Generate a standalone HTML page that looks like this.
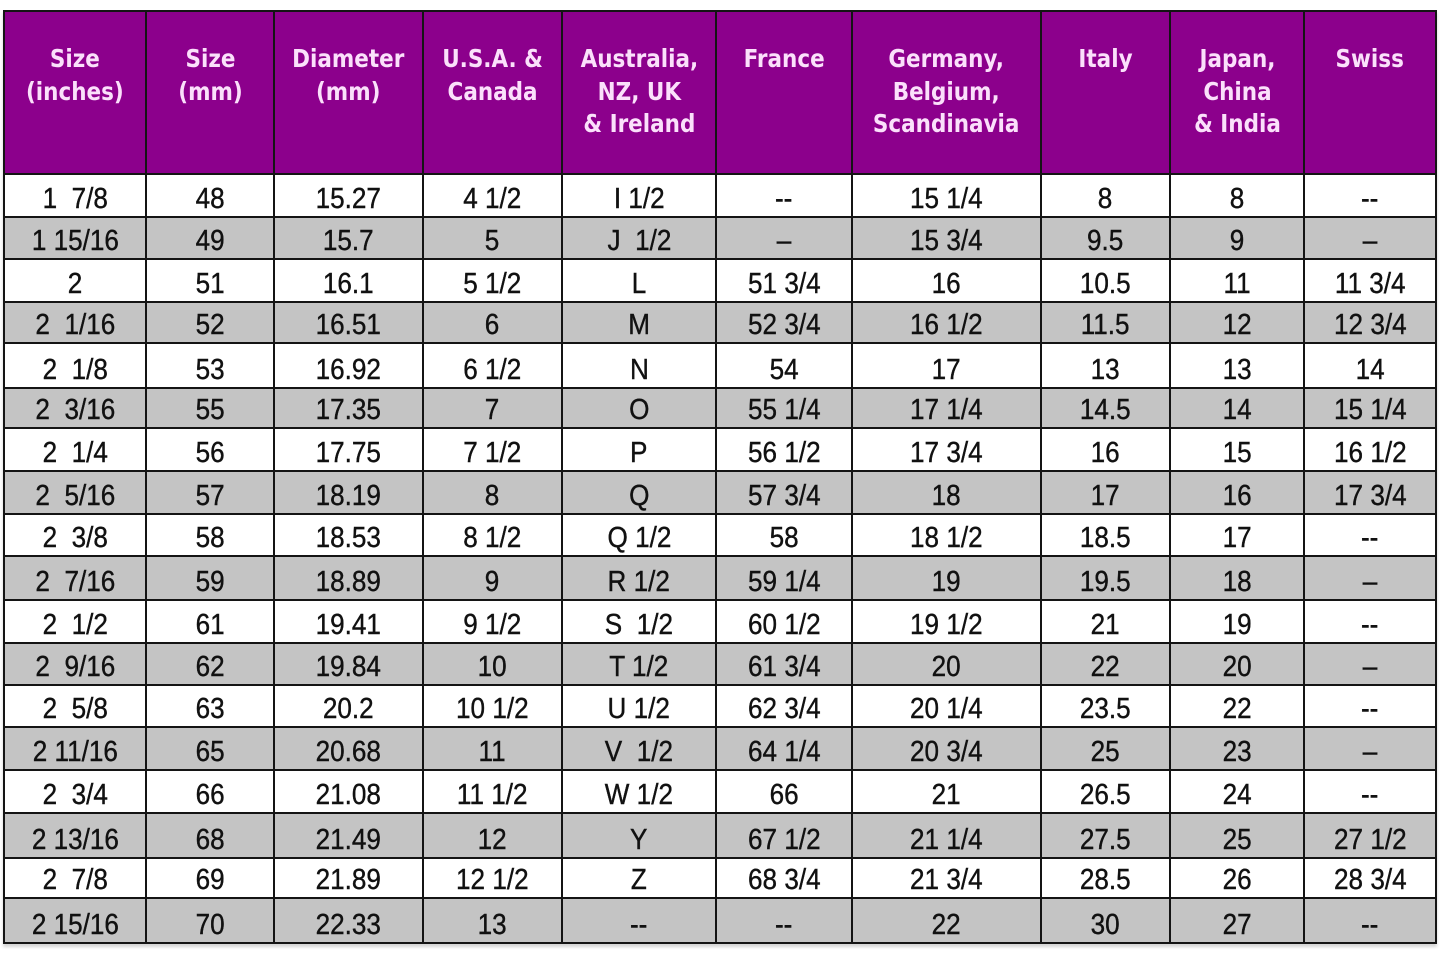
<!DOCTYPE html>
<html>
<head>
<meta charset="utf-8">
<style>
  html, body { margin: 0; padding: 0; background: #fff; }
  body { width: 1445px; height: 954px; position: relative; overflow: hidden; }
  .g {
    position: absolute; left: 3px; top: 10px;
    display: grid;
    background: #141414;
    padding: 2px;
    gap: 2px;
    grid-template-columns: 140px 126px 147px 137px 152px 134px 187px 127px 132px 130px;
    grid-template-rows: 161px 41px 40px 41px 39px 43px 38px 41px 41px 40px 42px 41px 40px 40px 41px 41px 43px 38px 43px;
    box-shadow: 0 3px 3px #d4d4d4;
  }
  .r { display: contents; }
  .h > div {
    background: #8c008c;
    color: #fbe0fb;
    font-family: "DejaVu Sans", "Liberation Sans", sans-serif;
    font-weight: bold;
    font-size: 25px;
    line-height: 32.5px;
    text-align: center;
    padding-top: 31px;
    box-sizing: border-box;
    overflow: hidden;
  }
  .h > div > span { display: inline-block; transform: scaleX(0.86); white-space: nowrap; }
  .d > div {
    background: #fff;
    color: #111;
    font-family: "Liberation Sans", Arial, sans-serif;
    font-size: 29px;
    line-height: 29px;
    display: flex;
    align-items: flex-end;
    justify-content: center;
    padding-bottom: 2px;
    box-sizing: border-box;
    overflow: hidden;
    -webkit-text-stroke: 0.4px #111;
  }
  .d.g2 > div { background: #c4c4c4; }
  .d > div > span { display: inline-block; transform: scaleX(0.9); white-space: pre; }
</style>
</head>
<body>
<div class="g">
  <div class="r h">
    <div><span>Size<br>(inches)</span></div>
    <div><span>Size<br>(mm)</span></div>
    <div><span>Diameter<br>(mm)</span></div>
    <div><span>U.S.A. &amp;<br>Canada</span></div>
    <div><span>Australia,<br>NZ, UK<br>&amp; Ireland</span></div>
    <div><span>France</span></div>
    <div><span>Germany,<br>Belgium,<br>Scandinavia</span></div>
    <div><span>Italy</span></div>
    <div><span>Japan,<br>China<br>&amp; India</span></div>
    <div><span>Swiss</span></div>
  </div>
  <div class="r d"><div><span>1  7/8</span></div><div><span>48</span></div><div><span>15.27</span></div><div><span>4 1/2</span></div><div><span>I 1/2</span></div><div><span>--</span></div><div><span>15 1/4</span></div><div><span>8</span></div><div><span>8</span></div><div><span>--</span></div></div>
  <div class="r d g2"><div><span>1 15/16</span></div><div><span>49</span></div><div><span>15.7</span></div><div><span>5</span></div><div><span>J  1/2</span></div><div><span>–</span></div><div><span>15 3/4</span></div><div><span>9.5</span></div><div><span>9</span></div><div><span>–</span></div></div>
  <div class="r d"><div><span>2</span></div><div><span>51</span></div><div><span>16.1</span></div><div><span>5 1/2</span></div><div><span>L</span></div><div><span>51 3/4</span></div><div><span>16</span></div><div><span>10.5</span></div><div><span>11</span></div><div><span>11 3/4</span></div></div>
  <div class="r d g2"><div><span>2  1/16</span></div><div><span>52</span></div><div><span>16.51</span></div><div><span>6</span></div><div><span>M</span></div><div><span>52 3/4</span></div><div><span>16 1/2</span></div><div><span>11.5</span></div><div><span>12</span></div><div><span>12 3/4</span></div></div>
  <div class="r d"><div><span>2  1/8</span></div><div><span>53</span></div><div><span>16.92</span></div><div><span>6 1/2</span></div><div><span>N</span></div><div><span>54</span></div><div><span>17</span></div><div><span>13</span></div><div><span>13</span></div><div><span>14</span></div></div>
  <div class="r d g2"><div><span>2  3/16</span></div><div><span>55</span></div><div><span>17.35</span></div><div><span>7</span></div><div><span>O</span></div><div><span>55 1/4</span></div><div><span>17 1/4</span></div><div><span>14.5</span></div><div><span>14</span></div><div><span>15 1/4</span></div></div>
  <div class="r d"><div><span>2  1/4</span></div><div><span>56</span></div><div><span>17.75</span></div><div><span>7 1/2</span></div><div><span>P</span></div><div><span>56 1/2</span></div><div><span>17 3/4</span></div><div><span>16</span></div><div><span>15</span></div><div><span>16 1/2</span></div></div>
  <div class="r d g2"><div><span>2  5/16</span></div><div><span>57</span></div><div><span>18.19</span></div><div><span>8</span></div><div><span>Q</span></div><div><span>57 3/4</span></div><div><span>18</span></div><div><span>17</span></div><div><span>16</span></div><div><span>17 3/4</span></div></div>
  <div class="r d"><div><span>2  3/8</span></div><div><span>58</span></div><div><span>18.53</span></div><div><span>8 1/2</span></div><div><span>Q 1/2</span></div><div><span>58</span></div><div><span>18 1/2</span></div><div><span>18.5</span></div><div><span>17</span></div><div><span>--</span></div></div>
  <div class="r d g2"><div><span>2  7/16</span></div><div><span>59</span></div><div><span>18.89</span></div><div><span>9</span></div><div><span>R 1/2</span></div><div><span>59 1/4</span></div><div><span>19</span></div><div><span>19.5</span></div><div><span>18</span></div><div><span>–</span></div></div>
  <div class="r d"><div><span>2  1/2</span></div><div><span>61</span></div><div><span>19.41</span></div><div><span>9 1/2</span></div><div><span>S  1/2</span></div><div><span>60 1/2</span></div><div><span>19 1/2</span></div><div><span>21</span></div><div><span>19</span></div><div><span>--</span></div></div>
  <div class="r d g2"><div><span>2  9/16</span></div><div><span>62</span></div><div><span>19.84</span></div><div><span>10</span></div><div><span>T 1/2</span></div><div><span>61 3/4</span></div><div><span>20</span></div><div><span>22</span></div><div><span>20</span></div><div><span>–</span></div></div>
  <div class="r d"><div><span>2  5/8</span></div><div><span>63</span></div><div><span>20.2</span></div><div><span>10 1/2</span></div><div><span>U 1/2</span></div><div><span>62 3/4</span></div><div><span>20 1/4</span></div><div><span>23.5</span></div><div><span>22</span></div><div><span>--</span></div></div>
  <div class="r d g2"><div><span>2 11/16</span></div><div><span>65</span></div><div><span>20.68</span></div><div><span>11</span></div><div><span>V  1/2</span></div><div><span>64 1/4</span></div><div><span>20 3/4</span></div><div><span>25</span></div><div><span>23</span></div><div><span>–</span></div></div>
  <div class="r d"><div><span>2  3/4</span></div><div><span>66</span></div><div><span>21.08</span></div><div><span>11 1/2</span></div><div><span>W 1/2</span></div><div><span>66</span></div><div><span>21</span></div><div><span>26.5</span></div><div><span>24</span></div><div><span>--</span></div></div>
  <div class="r d g2"><div><span>2 13/16</span></div><div><span>68</span></div><div><span>21.49</span></div><div><span>12</span></div><div><span>Y</span></div><div><span>67 1/2</span></div><div><span>21 1/4</span></div><div><span>27.5</span></div><div><span>25</span></div><div><span>27 1/2</span></div></div>
  <div class="r d"><div><span>2  7/8</span></div><div><span>69</span></div><div><span>21.89</span></div><div><span>12 1/2</span></div><div><span>Z</span></div><div><span>68 3/4</span></div><div><span>21 3/4</span></div><div><span>28.5</span></div><div><span>26</span></div><div><span>28 3/4</span></div></div>
  <div class="r d g2"><div><span>2 15/16</span></div><div><span>70</span></div><div><span>22.33</span></div><div><span>13</span></div><div><span>--</span></div><div><span>--</span></div><div><span>22</span></div><div><span>30</span></div><div><span>27</span></div><div><span>--</span></div></div>
</div>
</body>
</html>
━━━━━━━━
→ **WHAT THE TASK ASKS**: Write out the data precisely as given, excluding the pictures.

→ **THE OUTPUT**:
Generate a standalone HTML page that looks like this.
<!DOCTYPE html>
<html>
<head>
<meta charset="utf-8">
<style>
  html, body { margin: 0; padding: 0; background: #fff; }
  body { width: 1445px; height: 954px; position: relative; overflow: hidden; }
  .g {
    position: absolute; left: 3px; top: 10px;
    display: grid;
    background: #141414;
    padding: 2px;
    gap: 2px;
    grid-template-columns: 140px 126px 147px 137px 152px 134px 187px 127px 132px 130px;
    grid-template-rows: 161px 41px 40px 41px 39px 43px 38px 41px 41px 40px 42px 41px 40px 40px 41px 41px 43px 38px 43px;
    box-shadow: 0 3px 3px #d4d4d4;
  }
  .r { display: contents; }
  .h > div {
    background: #8c008c;
    color: #fbe0fb;
    font-family: "DejaVu Sans", "Liberation Sans", sans-serif;
    font-weight: bold;
    font-size: 25px;
    line-height: 32.5px;
    text-align: center;
    padding-top: 31px;
    box-sizing: border-box;
    overflow: hidden;
  }
  .h > div > span { display: inline-block; transform: scaleX(0.86); white-space: nowrap; }
  .d > div {
    background: #fff;
    color: #111;
    font-family: "Liberation Sans", Arial, sans-serif;
    font-size: 29px;
    line-height: 29px;
    display: flex;
    align-items: flex-end;
    justify-content: center;
    padding-bottom: 2px;
    box-sizing: border-box;
    overflow: hidden;
    -webkit-text-stroke: 0.4px #111;
  }
  .d.g2 > div { background: #c4c4c4; }
  .d > div > span { display: inline-block; transform: scaleX(0.9); white-space: pre; }
</style>
</head>
<body>
<div class="g">
  <div class="r h">
    <div><span>Size<br>(inches)</span></div>
    <div><span>Size<br>(mm)</span></div>
    <div><span>Diameter<br>(mm)</span></div>
    <div><span>U.S.A. &amp;<br>Canada</span></div>
    <div><span>Australia,<br>NZ, UK<br>&amp; Ireland</span></div>
    <div><span>France</span></div>
    <div><span>Germany,<br>Belgium,<br>Scandinavia</span></div>
    <div><span>Italy</span></div>
    <div><span>Japan,<br>China<br>&amp; India</span></div>
    <div><span>Swiss</span></div>
  </div>
  <div class="r d"><div><span>1  7/8</span></div><div><span>48</span></div><div><span>15.27</span></div><div><span>4 1/2</span></div><div><span>I 1/2</span></div><div><span>--</span></div><div><span>15 1/4</span></div><div><span>8</span></div><div><span>8</span></div><div><span>--</span></div></div>
  <div class="r d g2"><div><span>1 15/16</span></div><div><span>49</span></div><div><span>15.7</span></div><div><span>5</span></div><div><span>J  1/2</span></div><div><span>–</span></div><div><span>15 3/4</span></div><div><span>9.5</span></div><div><span>9</span></div><div><span>–</span></div></div>
  <div class="r d"><div><span>2</span></div><div><span>51</span></div><div><span>16.1</span></div><div><span>5 1/2</span></div><div><span>L</span></div><div><span>51 3/4</span></div><div><span>16</span></div><div><span>10.5</span></div><div><span>11</span></div><div><span>11 3/4</span></div></div>
  <div class="r d g2"><div><span>2  1/16</span></div><div><span>52</span></div><div><span>16.51</span></div><div><span>6</span></div><div><span>M</span></div><div><span>52 3/4</span></div><div><span>16 1/2</span></div><div><span>11.5</span></div><div><span>12</span></div><div><span>12 3/4</span></div></div>
  <div class="r d"><div><span>2  1/8</span></div><div><span>53</span></div><div><span>16.92</span></div><div><span>6 1/2</span></div><div><span>N</span></div><div><span>54</span></div><div><span>17</span></div><div><span>13</span></div><div><span>13</span></div><div><span>14</span></div></div>
  <div class="r d g2"><div><span>2  3/16</span></div><div><span>55</span></div><div><span>17.35</span></div><div><span>7</span></div><div><span>O</span></div><div><span>55 1/4</span></div><div><span>17 1/4</span></div><div><span>14.5</span></div><div><span>14</span></div><div><span>15 1/4</span></div></div>
  <div class="r d"><div><span>2  1/4</span></div><div><span>56</span></div><div><span>17.75</span></div><div><span>7 1/2</span></div><div><span>P</span></div><div><span>56 1/2</span></div><div><span>17 3/4</span></div><div><span>16</span></div><div><span>15</span></div><div><span>16 1/2</span></div></div>
  <div class="r d g2"><div><span>2  5/16</span></div><div><span>57</span></div><div><span>18.19</span></div><div><span>8</span></div><div><span>Q</span></div><div><span>57 3/4</span></div><div><span>18</span></div><div><span>17</span></div><div><span>16</span></div><div><span>17 3/4</span></div></div>
  <div class="r d"><div><span>2  3/8</span></div><div><span>58</span></div><div><span>18.53</span></div><div><span>8 1/2</span></div><div><span>Q 1/2</span></div><div><span>58</span></div><div><span>18 1/2</span></div><div><span>18.5</span></div><div><span>17</span></div><div><span>--</span></div></div>
  <div class="r d g2"><div><span>2  7/16</span></div><div><span>59</span></div><div><span>18.89</span></div><div><span>9</span></div><div><span>R 1/2</span></div><div><span>59 1/4</span></div><div><span>19</span></div><div><span>19.5</span></div><div><span>18</span></div><div><span>–</span></div></div>
  <div class="r d"><div><span>2  1/2</span></div><div><span>61</span></div><div><span>19.41</span></div><div><span>9 1/2</span></div><div><span>S  1/2</span></div><div><span>60 1/2</span></div><div><span>19 1/2</span></div><div><span>21</span></div><div><span>19</span></div><div><span>--</span></div></div>
  <div class="r d g2"><div><span>2  9/16</span></div><div><span>62</span></div><div><span>19.84</span></div><div><span>10</span></div><div><span>T 1/2</span></div><div><span>61 3/4</span></div><div><span>20</span></div><div><span>22</span></div><div><span>20</span></div><div><span>–</span></div></div>
  <div class="r d"><div><span>2  5/8</span></div><div><span>63</span></div><div><span>20.2</span></div><div><span>10 1/2</span></div><div><span>U 1/2</span></div><div><span>62 3/4</span></div><div><span>20 1/4</span></div><div><span>23.5</span></div><div><span>22</span></div><div><span>--</span></div></div>
  <div class="r d g2"><div><span>2 11/16</span></div><div><span>65</span></div><div><span>20.68</span></div><div><span>11</span></div><div><span>V  1/2</span></div><div><span>64 1/4</span></div><div><span>20 3/4</span></div><div><span>25</span></div><div><span>23</span></div><div><span>–</span></div></div>
  <div class="r d"><div><span>2  3/4</span></div><div><span>66</span></div><div><span>21.08</span></div><div><span>11 1/2</span></div><div><span>W 1/2</span></div><div><span>66</span></div><div><span>21</span></div><div><span>26.5</span></div><div><span>24</span></div><div><span>--</span></div></div>
  <div class="r d g2"><div><span>2 13/16</span></div><div><span>68</span></div><div><span>21.49</span></div><div><span>12</span></div><div><span>Y</span></div><div><span>67 1/2</span></div><div><span>21 1/4</span></div><div><span>27.5</span></div><div><span>25</span></div><div><span>27 1/2</span></div></div>
  <div class="r d"><div><span>2  7/8</span></div><div><span>69</span></div><div><span>21.89</span></div><div><span>12 1/2</span></div><div><span>Z</span></div><div><span>68 3/4</span></div><div><span>21 3/4</span></div><div><span>28.5</span></div><div><span>26</span></div><div><span>28 3/4</span></div></div>
  <div class="r d g2"><div><span>2 15/16</span></div><div><span>70</span></div><div><span>22.33</span></div><div><span>13</span></div><div><span>--</span></div><div><span>--</span></div><div><span>22</span></div><div><span>30</span></div><div><span>27</span></div><div><span>--</span></div></div>
</div>
</body>
</html>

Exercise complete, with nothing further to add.